PROBLEM DESCRIPTION> Copy the lines that follow, keeping every character the same.

DATA BLOCK>
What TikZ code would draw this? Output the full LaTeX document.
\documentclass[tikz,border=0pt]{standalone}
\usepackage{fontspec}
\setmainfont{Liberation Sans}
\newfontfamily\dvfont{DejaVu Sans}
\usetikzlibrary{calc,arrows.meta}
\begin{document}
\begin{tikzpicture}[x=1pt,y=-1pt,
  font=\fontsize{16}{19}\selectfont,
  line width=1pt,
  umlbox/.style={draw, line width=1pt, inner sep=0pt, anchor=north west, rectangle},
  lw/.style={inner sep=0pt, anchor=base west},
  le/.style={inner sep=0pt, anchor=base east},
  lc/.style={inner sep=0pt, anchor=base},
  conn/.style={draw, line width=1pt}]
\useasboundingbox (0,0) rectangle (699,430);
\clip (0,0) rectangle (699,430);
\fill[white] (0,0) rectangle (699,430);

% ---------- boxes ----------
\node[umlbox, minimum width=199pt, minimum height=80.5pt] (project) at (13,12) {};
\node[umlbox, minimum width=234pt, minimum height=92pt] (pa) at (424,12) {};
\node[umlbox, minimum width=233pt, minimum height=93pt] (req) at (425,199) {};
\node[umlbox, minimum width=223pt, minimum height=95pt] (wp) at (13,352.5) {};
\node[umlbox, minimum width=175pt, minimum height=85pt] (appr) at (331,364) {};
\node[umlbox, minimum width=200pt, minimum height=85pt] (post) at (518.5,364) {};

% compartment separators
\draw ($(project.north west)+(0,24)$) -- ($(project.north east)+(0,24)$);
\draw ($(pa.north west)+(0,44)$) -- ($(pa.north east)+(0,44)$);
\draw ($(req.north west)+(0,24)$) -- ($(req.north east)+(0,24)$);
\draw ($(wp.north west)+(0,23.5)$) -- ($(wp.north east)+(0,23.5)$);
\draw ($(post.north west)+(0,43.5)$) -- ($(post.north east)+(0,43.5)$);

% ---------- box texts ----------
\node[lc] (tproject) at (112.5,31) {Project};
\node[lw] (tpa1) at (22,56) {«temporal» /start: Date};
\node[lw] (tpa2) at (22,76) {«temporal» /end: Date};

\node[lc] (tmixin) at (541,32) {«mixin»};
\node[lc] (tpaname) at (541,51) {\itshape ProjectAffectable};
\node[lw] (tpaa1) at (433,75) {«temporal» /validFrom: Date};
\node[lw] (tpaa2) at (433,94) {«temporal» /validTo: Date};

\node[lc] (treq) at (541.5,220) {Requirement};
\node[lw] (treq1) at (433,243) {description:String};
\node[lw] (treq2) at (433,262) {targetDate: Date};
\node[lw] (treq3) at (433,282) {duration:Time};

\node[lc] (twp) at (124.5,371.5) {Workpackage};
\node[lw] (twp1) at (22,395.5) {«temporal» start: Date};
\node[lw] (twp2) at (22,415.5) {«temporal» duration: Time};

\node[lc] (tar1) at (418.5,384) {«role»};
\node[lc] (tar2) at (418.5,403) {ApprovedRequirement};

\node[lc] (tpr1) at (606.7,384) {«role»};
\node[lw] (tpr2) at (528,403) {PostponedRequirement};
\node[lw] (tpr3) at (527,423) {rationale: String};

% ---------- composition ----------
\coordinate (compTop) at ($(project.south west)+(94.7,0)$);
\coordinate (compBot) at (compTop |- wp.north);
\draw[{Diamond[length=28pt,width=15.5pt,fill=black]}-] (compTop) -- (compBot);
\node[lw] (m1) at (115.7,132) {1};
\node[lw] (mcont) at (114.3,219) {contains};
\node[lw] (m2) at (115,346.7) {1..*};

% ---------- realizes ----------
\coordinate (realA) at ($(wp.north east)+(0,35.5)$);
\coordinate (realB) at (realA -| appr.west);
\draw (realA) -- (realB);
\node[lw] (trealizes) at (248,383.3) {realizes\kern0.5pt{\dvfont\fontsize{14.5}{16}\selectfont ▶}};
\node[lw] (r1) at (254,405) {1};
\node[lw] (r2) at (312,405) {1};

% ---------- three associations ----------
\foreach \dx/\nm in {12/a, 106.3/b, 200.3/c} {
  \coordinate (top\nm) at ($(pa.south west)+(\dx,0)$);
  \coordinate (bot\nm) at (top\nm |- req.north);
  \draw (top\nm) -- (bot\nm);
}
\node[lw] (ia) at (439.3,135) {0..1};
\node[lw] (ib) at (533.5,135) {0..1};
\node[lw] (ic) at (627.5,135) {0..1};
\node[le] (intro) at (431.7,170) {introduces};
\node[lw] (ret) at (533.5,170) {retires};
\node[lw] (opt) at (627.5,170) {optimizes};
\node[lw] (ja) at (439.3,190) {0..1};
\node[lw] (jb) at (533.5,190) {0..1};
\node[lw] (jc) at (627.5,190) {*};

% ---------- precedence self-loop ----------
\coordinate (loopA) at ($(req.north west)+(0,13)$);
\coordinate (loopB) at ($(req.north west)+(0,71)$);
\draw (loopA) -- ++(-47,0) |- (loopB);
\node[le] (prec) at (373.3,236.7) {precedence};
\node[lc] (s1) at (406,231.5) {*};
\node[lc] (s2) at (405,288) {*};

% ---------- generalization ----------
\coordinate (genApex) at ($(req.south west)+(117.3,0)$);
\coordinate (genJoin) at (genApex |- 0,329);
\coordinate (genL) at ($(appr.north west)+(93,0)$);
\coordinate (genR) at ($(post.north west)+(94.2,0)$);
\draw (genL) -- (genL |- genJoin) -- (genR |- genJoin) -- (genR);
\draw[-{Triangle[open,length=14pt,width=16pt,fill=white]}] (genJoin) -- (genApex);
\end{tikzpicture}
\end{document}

CORRECT ANSWER>
What TikZ code would draw this? Output the full LaTeX document.
\documentclass[tikz,border=0pt]{standalone}
\usepackage{fontspec}
\setmainfont{Liberation Sans}
\newfontfamily\dvfont{DejaVu Sans}
\usetikzlibrary{calc,arrows.meta}
\begin{document}
\begin{tikzpicture}[x=1pt,y=-1pt,
  font=\fontsize{16}{19}\selectfont,
  line width=1pt,
  umlbox/.style={draw, line width=1pt, inner sep=0pt, anchor=north west, rectangle},
  lw/.style={inner sep=0pt, anchor=base west},
  le/.style={inner sep=0pt, anchor=base east},
  lc/.style={inner sep=0pt, anchor=base},
  conn/.style={draw, line width=1pt}]
\useasboundingbox (0,0) rectangle (699,430);
\clip (0,0) rectangle (699,430);
\fill[white] (0,0) rectangle (699,430);

% ---------- boxes ----------
\node[umlbox, minimum width=199pt, minimum height=80.5pt] (project) at (13,12) {};
\node[umlbox, minimum width=234pt, minimum height=92pt] (pa) at (424,12) {};
\node[umlbox, minimum width=233pt, minimum height=93pt] (req) at (425,199) {};
\node[umlbox, minimum width=223pt, minimum height=95pt] (wp) at (13,352.5) {};
\node[umlbox, minimum width=175pt, minimum height=85pt] (appr) at (331,364) {};
\node[umlbox, minimum width=200pt, minimum height=85pt] (post) at (518.5,364) {};

% compartment separators
\draw ($(project.north west)+(0,24)$) -- ($(project.north east)+(0,24)$);
\draw ($(pa.north west)+(0,44)$) -- ($(pa.north east)+(0,44)$);
\draw ($(req.north west)+(0,24)$) -- ($(req.north east)+(0,24)$);
\draw ($(wp.north west)+(0,23.5)$) -- ($(wp.north east)+(0,23.5)$);
\draw ($(post.north west)+(0,43.5)$) -- ($(post.north east)+(0,43.5)$);

% ---------- box texts ----------
\node[lc] (tproject) at (112.5,31) {Project};
\node[lw] (tpa1) at (22,56) {«temporal» /start: Date};
\node[lw] (tpa2) at (22,76) {«temporal» /end: Date};

\node[lc] (tmixin) at (541,32) {«mixin»};
\node[lc] (tpaname) at (541,51) {\itshape ProjectAffectable};
\node[lw] (tpaa1) at (433,75) {«temporal» /validFrom: Date};
\node[lw] (tpaa2) at (433,94) {«temporal» /validTo: Date};

\node[lc] (treq) at (541.5,220) {Requirement};
\node[lw] (treq1) at (433,243) {description:String};
\node[lw] (treq2) at (433,262) {targetDate: Date};
\node[lw] (treq3) at (433,282) {duration:Time};

\node[lc] (twp) at (124.5,371.5) {Workpackage};
\node[lw] (twp1) at (22,395.5) {«temporal» start: Date};
\node[lw] (twp2) at (22,415.5) {«temporal» duration: Time};

\node[lc] (tar1) at (418.5,384) {«role»};
\node[lc] (tar2) at (418.5,403) {ApprovedRequirement};

\node[lc] (tpr1) at (606.7,384) {«role»};
\node[lw] (tpr2) at (528,403) {PostponedRequirement};
\node[lw] (tpr3) at (527,423) {rationale: String};

% ---------- composition ----------
\coordinate (compTop) at ($(project.south west)+(94.7,0)$);
\coordinate (compBot) at (compTop |- wp.north);
\draw[{Diamond[length=28pt,width=15.5pt,fill=black]}-] (compTop) -- (compBot);
\node[lw] (m1) at (115.7,132) {1};
\node[lw] (mcont) at (114.3,219) {contains};
\node[lw] (m2) at (115,346.7) {1..*};

% ---------- realizes ----------
\coordinate (realA) at ($(wp.north east)+(0,35.5)$);
\coordinate (realB) at (realA -| appr.west);
\draw (realA) -- (realB);
\node[lw] (trealizes) at (248,383.3) {realizes\kern0.5pt{\dvfont\fontsize{14.5}{16}\selectfont ▶}};
\node[lw] (r1) at (254,405) {1};
\node[lw] (r2) at (312,405) {1};

% ---------- three associations ----------
\foreach \dx/\nm in {12/a, 106.3/b, 200.3/c} {
  \coordinate (top\nm) at ($(pa.south west)+(\dx,0)$);
  \coordinate (bot\nm) at (top\nm |- req.north);
  \draw (top\nm) -- (bot\nm);
}
\node[lw] (ia) at (439.3,135) {0..1};
\node[lw] (ib) at (533.5,135) {0..1};
\node[lw] (ic) at (627.5,135) {0..1};
\node[le] (intro) at (431.7,170) {introduces};
\node[lw] (ret) at (533.5,170) {retires};
\node[lw] (opt) at (627.5,170) {optimizes};
\node[lw] (ja) at (439.3,190) {0..1};
\node[lw] (jb) at (533.5,190) {0..1};
\node[lw] (jc) at (627.5,190) {*};

% ---------- precedence self-loop ----------
\coordinate (loopA) at ($(req.north west)+(0,13)$);
\coordinate (loopB) at ($(req.north west)+(0,71)$);
\draw (loopA) -- ++(-47,0) |- (loopB);
\node[le] (prec) at (373.3,236.7) {precedence};
\node[lc] (s1) at (406,231.5) {*};
\node[lc] (s2) at (405,288) {*};

% ---------- generalization ----------
\coordinate (genApex) at ($(req.south west)+(117.3,0)$);
\coordinate (genJoin) at (genApex |- 0,329);
\coordinate (genL) at ($(appr.north west)+(93,0)$);
\coordinate (genR) at ($(post.north west)+(94.2,0)$);
\draw (genL) -- (genL |- genJoin) -- (genR |- genJoin) -- (genR);
\draw[-{Triangle[open,length=14pt,width=16pt,fill=white]}] (genJoin) -- (genApex);
\end{tikzpicture}
\end{document}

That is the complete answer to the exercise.